Apparently this is an egregious problem in Michigan too.
http://www.lansingstatejournal.com/story/news/local/2017/10/03/judge-requests-investigation-lansing-lawyer-conflicts-interest-judge-requests-investigation-lansing/712704001/
I do not doubt it. I could fill a book with the horrifying experiences we've encountered in caring for my grandparents over the years, many of those years in Michigan. My mother is my grandparents' only child and she lives back in Poland from whence they came, because Nazis.

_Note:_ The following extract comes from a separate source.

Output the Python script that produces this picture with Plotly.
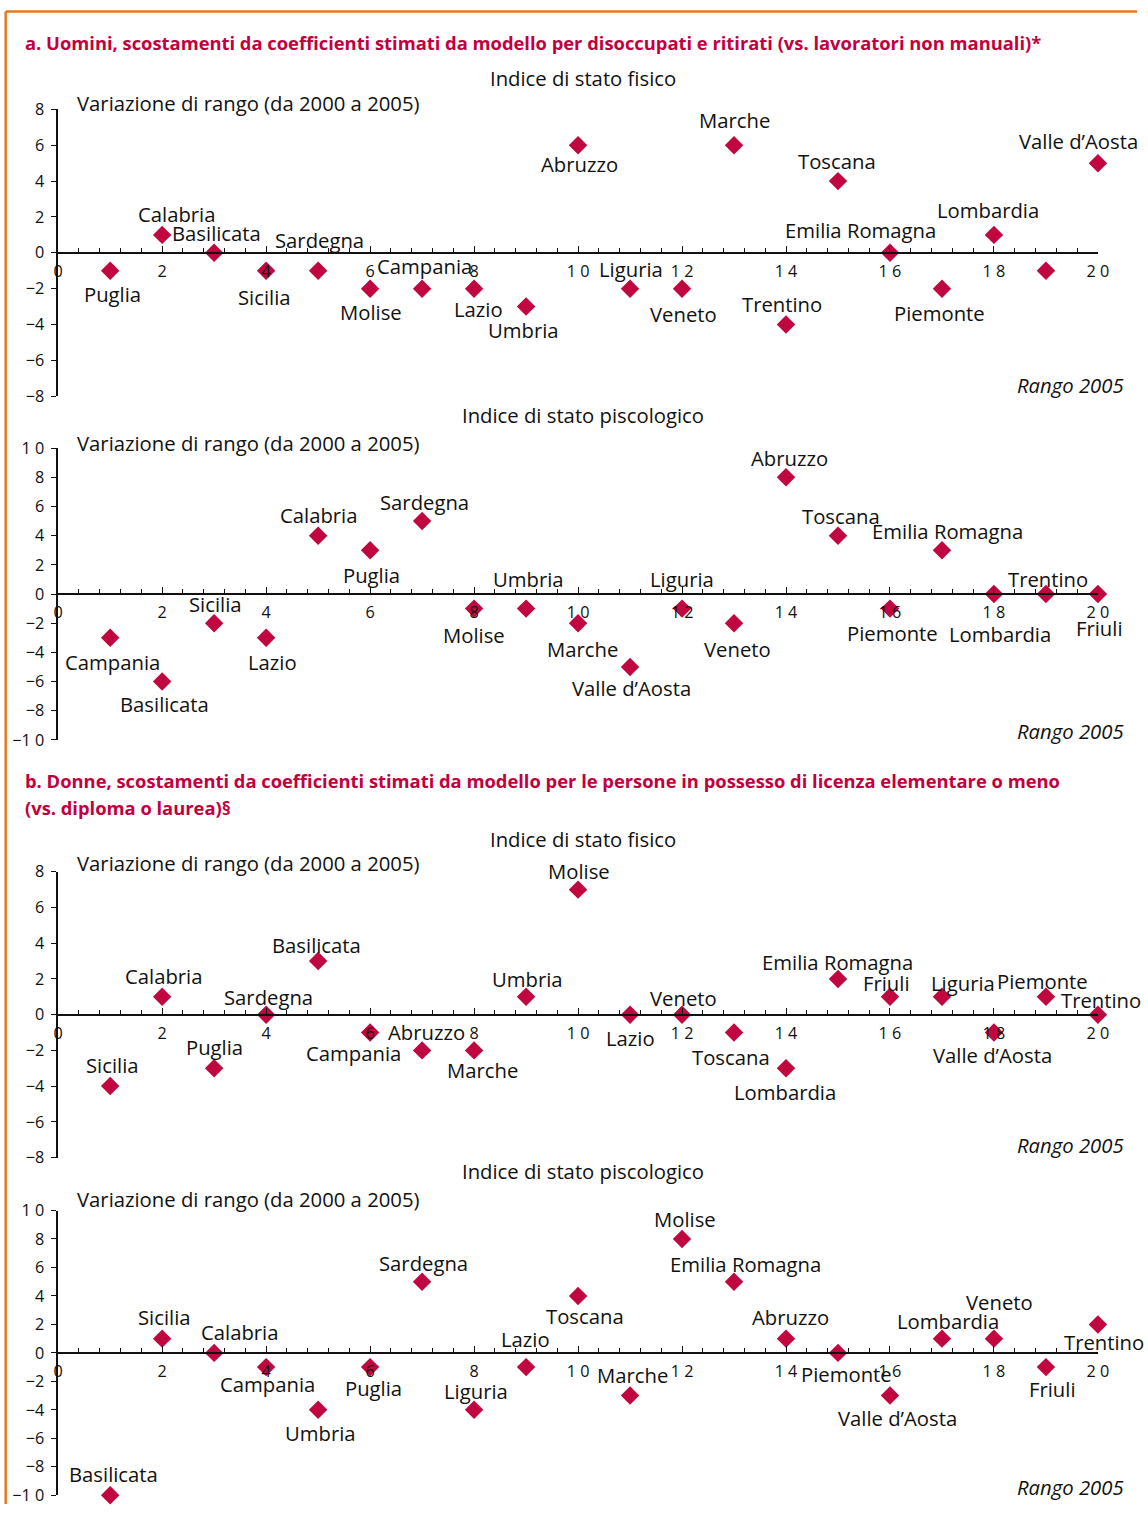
import plotly.graph_objects as go

# ---------------- DATA ----------------
# Panel a1: Uomini - Indice di stato fisico
a1_regions = ["Puglia", "Calabria", "Basilicata", "Sicilia", "Sardegna", "Molise", "Campania",
              "Lazio", "Umbria", "Abruzzo", "Liguria", "Veneto", "Marche", "Trentino",
              "Toscana", "Emilia Romagna", "Piemonte", "Lombardia", "Friuli", "Valle d\u2019Aosta"]
a1_rank2005 = [1, 2, 3, 4, 5, 6, 7, 8, 9, 10, 11, 12, 13, 14, 15, 16, 17, 18, 19, 20]
a1_change = [-1, 1, 0, -1, -1, -2, -2, -2, -3, 6, -2, -2, 6, -4, 4, 0, -2, 1, -1, 5]
a1_show = [True] * 18 + [False, True]

# Panel a2: Uomini - Indice di stato psicologico
a2_regions = ["Campania", "Basilicata", "Sicilia", "Lazio", "Calabria", "Puglia", "Sardegna",
              "Molise", "Umbria", "Marche", "Valle d\u2019Aosta", "Liguria", "Veneto", "Abruzzo",
              "Toscana", "Piemonte", "Emilia Romagna", "Lombardia", "Trentino", "Friuli"]
a2_rank2005 = [1, 2, 3, 4, 5, 6, 7, 8, 9, 10, 11, 12, 13, 14, 15, 16, 17, 18, 19, 20]
a2_change = [-3, -6, -2, -3, 4, 3, 5, -1, -1, -2, -5, -1, -2, 8, 4, -1, 3, 0, 0, 0]

# Panel b1: Donne - Indice di stato fisico
b1_regions = ["Sicilia", "Calabria", "Puglia", "Sardegna", "Basilicata", "Campania", "Abruzzo",
              "Marche", "Umbria", "Molise", "Lazio", "Veneto", "Toscana", "Lombardia",
              "Emilia Romagna", "Friuli", "Liguria", "Valle d\u2019Aosta", "Piemonte", "Trentino"]
b1_rank2005 = [1, 2, 3, 4, 5, 6, 7, 8, 9, 10, 11, 12, 13, 14, 15, 16, 17, 18, 19, 20]
b1_change = [-4, 1, -3, 0, 3, -1, -2, -2, 1, 7, 0, 0, -1, -3, 2, 1, 1, -1, 1, 0]

# Panel b2: Donne - Indice di stato psicologico
b2_regions = ["Basilicata", "Sicilia", "Calabria", "Campania", "Umbria", "Puglia", "Sardegna",
              "Liguria", "Lazio", "Toscana", "Marche", "Molise", "Emilia Romagna", "Abruzzo",
              "Piemonte", "Valle d\u2019Aosta", "Lombardia", "Veneto", "Friuli", "Trentino"]
b2_rank2005 = [1, 2, 3, 4, 5, 6, 7, 8, 9, 10, 11, 12, 13, 14, 15, 16, 17, 18, 19, 20]
b2_change = [-10, 1, 0, -1, -4, -1, 5, -4, -1, 4, -3, 8, 5, 1, 0, -3, 1, 1, -1, 2]

x_tickvals = [0, 2, 4, 6, 8, 10, 12, 14, 16, 18, 20]
x_ticktext = ["0", "2", "4", "6", "8", "1 0", "1 2", "1 4", "1 6", "1 8", "2 0"]
y8_tickvals = [-8, -6, -4, -2, 0, 2, 4, 6, 8]
y8_ticktext = ["\u22128", "\u22126", "\u22124", "\u22122", "0", "2", "4", "6", "8"]
y10_tickvals = [-10, -8, -6, -4, -2, 0, 2, 4, 6, 8, 10]
y10_ticktext = ["\u22121 0", "\u22128", "\u22126", "\u22124", "\u22122", "0", "2", "4", "6", "8", "1 0"]

# ---------------- STYLE ----------------
W, H = 1148, 1515
RED = "#c2003d"
MARK = "#c0073f"
ORANGE = "#e8791e"
FONT = "Open Sans"

# the photographed page is slightly scaled/offset; map target pixel positions to page pixels
S, OX, OY = 0.9863, 3.8, 10.5
def fx(p):          # target x pixel -> paper fraction
    return ((p - OX) / S) / W
def fy(p):          # target y pixel -> paper fraction
    return 1 - ((p - OY) / S) / H
def sz(v):
    return v / S

LBL = sz(20)
TXT = sz(20)
TICK = sz(16)

# label offsets in target pixels (dx right, dy down) relative to marker centre
a1_off = {"Puglia": (2, 23), "Calabria": (14, -21), "Basilicata": (2, -20), "Sicilia": (-2, 26),
          "Sardegna": (1, -30), "Molise": (1, 23), "Campania": (2, -22), "Lazio": (4, 20),
          "Umbria": (-3, 23), "Abruzzo": (1, 18), "Liguria": (1, -19), "Veneto": (1, 25),
          "Marche": (0, -25), "Trentino": (-4, -20), "Toscana": (-1, -20),
          "Emilia Romagna": (-29, -22), "Piemonte": (-2, 24), "Lombardia": (-6, -25),
          "Friuli": (0, 0), "Valle d\u2019Aosta": (-19, -22)}
a2_off = {"Campania": (2, 24), "Basilicata": (2, 22), "Sicilia": (1, -19), "Lazio": (6, 24),
          "Calabria": (0, -20), "Puglia": (1, 24), "Sardegna": (2, -19), "Molise": (0, 26),
          "Umbria": (2, -29), "Marche": (4, 25), "Valle d\u2019Aosta": (1, 21), "Liguria": (0, -29),
          "Veneto": (3, 25), "Abruzzo": (3, -19), "Toscana": (3, -19), "Piemonte": (2, 24),
          "Emilia Romagna": (5, -19), "Lombardia": (6, 39), "Trentino": (2, -15), "Friuli": (2, 34)}
b1_off = {"Sicilia": (2, -21), "Calabria": (1, -21), "Puglia": (0, -21), "Sardegna": (2, -17),
          "Basilicata": (-2, -16), "Campania": (-16, 20), "Abruzzo": (4, -18), "Marche": (8, 19),
          "Umbria": (1, -18), "Molise": (1, -18), "Lazio": (0, 23), "Veneto": (1, -16),
          "Toscana": (-3, 24), "Lombardia": (-1, 23), "Emilia Romagna": (0, -17),
          "Friuli": (-3, -14), "Liguria": (21, -14), "Valle d\u2019Aosta": (-1, 22),
          "Piemonte": (-3, -16), "Trentino": (3, -14)}
b2_off = {"Basilicata": (3, -21), "Sicilia": (2, -21), "Calabria": (25, -21), "Campania": (1, 17),
          "Umbria": (2, 23), "Puglia": (3, 21), "Sardegna": (1, -18), "Liguria": (2, -19),
          "Lazio": (-1, -28), "Toscana": (7, 20), "Marche": (2, -20), "Molise": (3, -20),
          "Emilia Romagna": (11, -17), "Abruzzo": (4, -21), "Piemonte": (8, 21),
          "Valle d\u2019Aosta": (7, 22), "Lombardia": (6, -17), "Veneto": (5, -36),
          "Friuli": (6, 22), "Trentino": (6, 17)}

panels = [
    dict(top=109, bot=396, yr=[-8, 8], tv=y8_tickvals, tt=y8_ticktext,
         reg=a1_regions, x=a1_rank2005, y=a1_change, off=a1_off, show=a1_show,
         sub_y=78, sub="Indice di stato fisico", var_y=103, rango_y=385),
    dict(top=448, bot=740, yr=[-10, 10], tv=y10_tickvals, tt=y10_ticktext,
         reg=a2_regions, x=a2_rank2005, y=a2_change, off=a2_off, show=None,
         sub_y=415, sub="Indice di stato piscologico", var_y=443, rango_y=731),
    dict(top=872, bot=1158, yr=[-8, 8], tv=y8_tickvals, tt=y8_ticktext,
         reg=b1_regions, x=b1_rank2005, y=b1_change, off=b1_off, show=None,
         sub_y=839, sub="Indice di stato fisico", var_y=863, rango_y=1145),
    dict(top=1211, bot=1496, yr=[-10, 10], tv=y10_tickvals, tt=y10_ticktext,
         reg=b2_regions, x=b2_rank2005, y=b2_change, off=b2_off, show=None,
         sub_y=1171, sub="Indice di stato piscologico", var_y=1199, rango_y=1488),
]

X0, X1 = 57, 1097

fig = go.Figure()
layout = dict(width=W, height=H, autosize=False, margin=dict(l=0, r=0, t=0, b=0),
              paper_bgcolor="white", plot_bgcolor="rgba(0,0,0,0)", showlegend=False,
              font=dict(family=FONT, color="#111111"))
annotations = []
shapes = []

for i, p in enumerate(panels, start=1):
    sx = "" if i == 1 else str(i)
    xa, ya = "x" + sx, "y" + sx
    fig.add_trace(go.Scatter(
        x=p["x"], y=p["y"], mode="markers", xaxis=xa, yaxis=ya,
        marker=dict(symbol="diamond", size=sz(14), color=MARK, line=dict(width=0)),
        cliponaxis=False, hoverinfo="text", text=p["reg"]))
    d0, d1 = fy(p["bot"]), fy(p["top"])
    r0, r1 = p["yr"]
    zero_pos = d0 + (0 - r0) / (r1 - r0) * (d1 - d0)
    layout["xaxis" + sx] = dict(
        domain=[fx(X0), fx(X1)], range=[0, 20], anchor="free", position=zero_pos,
        showline=True, linecolor="#111", linewidth=1.5, showgrid=False, zeroline=False,
        tickvals=x_tickvals, ticktext=x_ticktext, ticks="inside", ticklen=6,
        tickcolor="#111", tickfont=dict(family=FONT, size=TICK, color="#111"),
        ticklabelstandoff=4,
        minor=dict(dtick=0.4, tick0=0, ticks="inside", ticklen=4, tickcolor="#111", showgrid=False),
        fixedrange=True)
    layout["yaxis" + sx] = dict(
        domain=[d0, d1], range=p["yr"], anchor=xa, showline=True, linecolor="#111",
        linewidth=1.5, showgrid=False, zeroline=False, tickvals=p["tv"], ticktext=p["tt"],
        ticks="outside", ticklen=5, tickcolor="#111", ticklabelstandoff=4,
        tickfont=dict(family=FONT, size=TICK, color="#111"), fixedrange=True)
    for j, name in enumerate(p["reg"]):
        if p["show"] is not None and not p["show"][j]:
            continue
        dx, dy = p["off"][name]
        annotations.append(dict(
            x=p["x"][j], y=p["y"][j], xref=xa, yref=ya, text=name, showarrow=False,
            xshift=sz(dx), yshift=-sz(dy), xanchor="center", yanchor="middle",
            font=dict(family=FONT, size=LBL, color="#111")))
    annotations.append(dict(x=fx(582), y=fy(p["sub_y"]), xref="paper", yref="paper",
                            text=p["sub"], showarrow=False, xanchor="center", yanchor="middle",
                            font=dict(family=FONT, size=TXT, color="#111")))
    annotations.append(dict(x=fx(74), y=fy(p["var_y"]), xref="paper", yref="paper",
                            text="Variazione di rango (da 2000 a 2005)", showarrow=False,
                            xanchor="left", yanchor="middle",
                            font=dict(family=FONT, size=TXT, color="#111")))
    annotations.append(dict(x=fx(1125), y=fy(p["rango_y"]), xref="paper", yref="paper",
                            text="<i>Rango 2005</i>", showarrow=False, xanchor="right",
                            yanchor="middle", font=dict(family=FONT, size=TXT, color="#111")))

titles = [
    ("a. Uomini, scostamenti da coefficienti stimati da modello per disoccupati e ritirati (vs. lavoratori non manuali)*", 42),
    ("b. Donne, scostamenti da coefficienti stimati da modello per le persone in possesso di licenza elementare o meno", 781),
    ("(vs. diploma o laurea)\u00a7", 808),
]
for t, yy in titles:
    annotations.append(dict(x=fx(22), y=fy(yy), xref="paper", yref="paper", text="<b>" + t + "</b>",
                            showarrow=False, xanchor="left", yanchor="middle",
                            font=dict(family=FONT, size=sz(18.1), color=RED)))

# orange frame (top and left)
shapes.append(dict(type="line", xref="paper", yref="paper", x0=fx(4.5), x1=1, y0=fy(11), y1=fy(11),
                   line=dict(color=ORANGE, width=2.5)))
shapes.append(dict(type="line", xref="paper", yref="paper", x0=fx(4.5), x1=fx(4.5), y0=fy(11), y1=0,
                   line=dict(color=ORANGE, width=2.5)))

layout["annotations"] = annotations
layout["shapes"] = shapes
fig.update_layout(**layout)
fig.write_html("out.html", config={"displayModeBar": False},
               post_script="document.body.style.margin='0';")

In lieu of memoir I will list some highlights:
A hospital in Michigan sent my grandfather to a nursing home via ambulance, without any permission from ANYONE, dying grandfather or living spouse included. They sent him there in nothing more than a hospital gown, with electrodes and crap still stuck on his chest. The clothes and personal effects from his arrival at the hospital? Who the hell knows?
We physically removed him from the nursing home the same day, as in, I did not ask anybody anything and just hired a personal ambulance and wheeled him out myself, once we FOUND OUT WHERE HE WAS, which was NOT easy. The hospital literally would not tell my grandmother where her husband was. I thought the experience would be the end of both of them.
More recently, my grandmother lay in another Michigan hospital for four days, in agony, with no more than Tylenol 3 once per day and NO diagnosis. Despite this total lack of comprehension about a marked change in her condition, we were told it was "time for her to go to a nursing home."
I had to physically put myself between my grandmother and the social worker and guardian type person (as in, stand between them and her bed, arms outstretched), and I have full POA. I was at the hospital for 14-20 hours/day for seven consecutive days because I knew that, the minute I left, the guardian would swoop in and they'd probably do what they did to my grandfather.
Grandma now lives in California with me and is doing marvelously, walking all over and pain free.
We don't have children and won't, and after these experiences I have cold, pure terror of aging in this country. But, I also know that most of the people in hospitals and nursing homes did have kids, and you don't necessarily see much of them.